Source and Composition. The bark of Aspidosperma Quebracho-blanco, (nat. ord. Apocynaceae), an evergreen tree growing in Chili and the Argentine Republic. It is supposed to contain six alkaloids, the most important of which are named Aspidospermine and Quebrachine.


Extractum Aspidospermatis Fluidum,—Dose, ♏︎v-ʒj.
Tinctura Quebracho,—ʒj-iv.
*Vinum Quebracho,—ʒj-℥j.

Physiological Action. Quebracho has a bitter taste, and in large doses causes severe salivation, nausea, vomiting, vertigo and headache. It lessens the rate of respiration, and seems to decrease the sensation of need for air after active exercise. Of the alkaloids Quebrachine is the most active, but both act similarly upon the lower animals,—affecting the central nervous system, at first by stimulation, which is soon followed by paralysis. The heart and respiration are chiefly affected; at first the fulness and rate of breathing is increased, and the cardiac action slowed; but finally both functions are paralyzed, the cardiac first in warm-blooded animals, the respiration first in cold-blooded ones. Reflex excitability, at first increased, is soon lowered, and the spinal cord is also paralyzed. Locally used these alkaloids paralyze voluntary muscular fibre also, and some of them similarly affect the motor nerve endings.

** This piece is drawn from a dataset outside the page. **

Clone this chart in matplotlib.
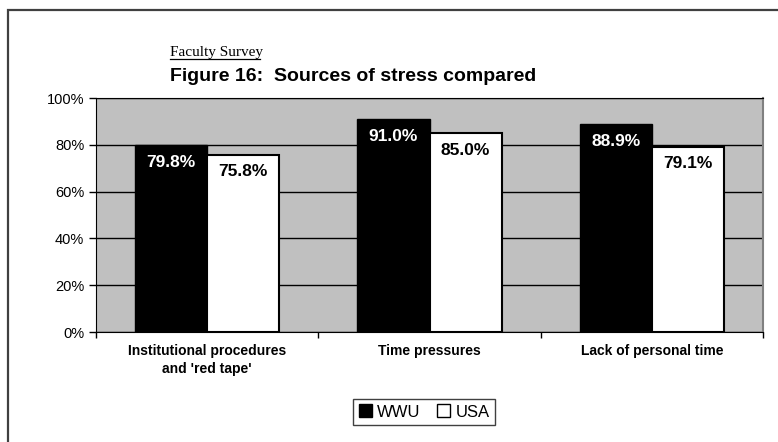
import matplotlib

matplotlib.use("Agg")
import matplotlib.pyplot as plt
from matplotlib.patches import Patch, Rectangle
from matplotlib.lines import Line2D
from matplotlib.ticker import FuncFormatter

categories = ["Institutional procedures\nand 'red tape'", "Time pressures", "Lack of personal time"]
wwu = [79.8, 91.0, 88.9]
usa = [75.8, 85.0, 79.1]
y_ticks = [0, 20, 40, 60, 80, 100]

plt.rcParams["font.family"] = ["Liberation Sans", "DejaVu Sans"]

fig = plt.figure(figsize=(7.78, 4.42), dpi=100)

# outer frame (only left and top visible in the crop)
fig.add_artist(Rectangle((8 / 778, -0.1), 1.2, 1 - 10 / 442 + 0.1,
                         transform=fig.transFigure, fill=False,
                         edgecolor="#404040", lw=1.6))

ax = fig.add_axes([96 / 778, 1 - 332 / 442, 667 / 778, 234 / 442])
ax.set_facecolor("#c0c0c0")

xs = list(range(len(categories)))
w = 0.325
b1 = ax.bar([x - w / 2 for x in xs], wwu, width=w, color="black",
            edgecolor="black", lw=1, zorder=3)
b2 = ax.bar([x + w / 2 for x in xs], usa, width=w, color="white",
            edgecolor="black", lw=1.5, zorder=3)

for bars, vals, col in ((b1, wwu, "white"), (b2, usa, "black")):
    for b, v in zip(bars, vals):
        ax.text(b.get_x() + b.get_width() / 2, v - 7.3, f"{v:.1f}%",
                ha="center", va="center", color=col, fontsize=12.5,
                fontweight="bold", zorder=4)

ax.set_xlim(-0.5, 2.5)
ax.set_ylim(0, 100)
ax.set_yticks(y_ticks)
ax.yaxis.set_major_formatter(FuncFormatter(lambda v, p: f"{v:.0f}%"))
ax.tick_params(axis="y", labelsize=10.5, direction="out", length=5, width=1)
ax.set_xticks([-0.5, 0.5, 1.5, 2.5])
ax.set_xticklabels([])
ax.tick_params(axis="x", direction="out", length=4, width=1)
for x, lab in zip(xs, categories):
    ax.text(x, -5, lab, ha="center", va="top", fontsize=10,
            fontweight="bold", linespacing=1.4,
            transform=ax.transData)

ax.grid(True, axis="y", color="black", lw=1, zorder=1)
for s in ("left", "bottom", "top"):
    ax.spines[s].set_color("black")
ax.spines["right"].set_color("#808080")
ax.spines["right"].set_linewidth(1.5)

fig.text(170 / 778, 1 - 56 / 442, "Faculty Survey", fontsize=11,
         family=["Liberation Serif", "DejaVu Serif"], ha="left", va="baseline")
fig.add_artist(Line2D([170 / 778, 260 / 778], [1 - 58.5 / 442] * 2,
                      color="black", lw=0.9, transform=fig.transFigure))
fig.text(170 / 778, 1 - 81 / 442, "Figure 16:  Sources of stress compared",
         fontsize=14, fontweight="bold", ha="left", va="baseline")

handles = [Patch(facecolor="black", edgecolor="black", label="WWU"),
           Patch(facecolor="white", edgecolor="black", label="USA")]
fig.legend(handles=handles, loc="center", ncol=2,
           bbox_to_anchor=(424 / 778, 1 - 412 / 442), fontsize=12,
           frameon=True, fancybox=False, edgecolor="#404040",
           handlelength=0.8, handleheight=0.8, handletextpad=0.3,
           columnspacing=1.0, borderpad=0.35, borderaxespad=0,
           framealpha=1)

fig.savefig("out.png", dpi=100)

Therapeutics. Quebracho is extensively used for—

Dyspnoea, from any cause, in which it is said to be palliative, but as often fails. It may relieve the dyspnoea of asthma, emphysema, bronchitis, etc., but is useless in that due to organic disease of the heart, or in aged subjects of atheroma.

A Compend of Materia Medica, Therapeutics, and Prescription Writing, 1902, by Sam'l O. L. Potter, M.D., M.R.C.P.L.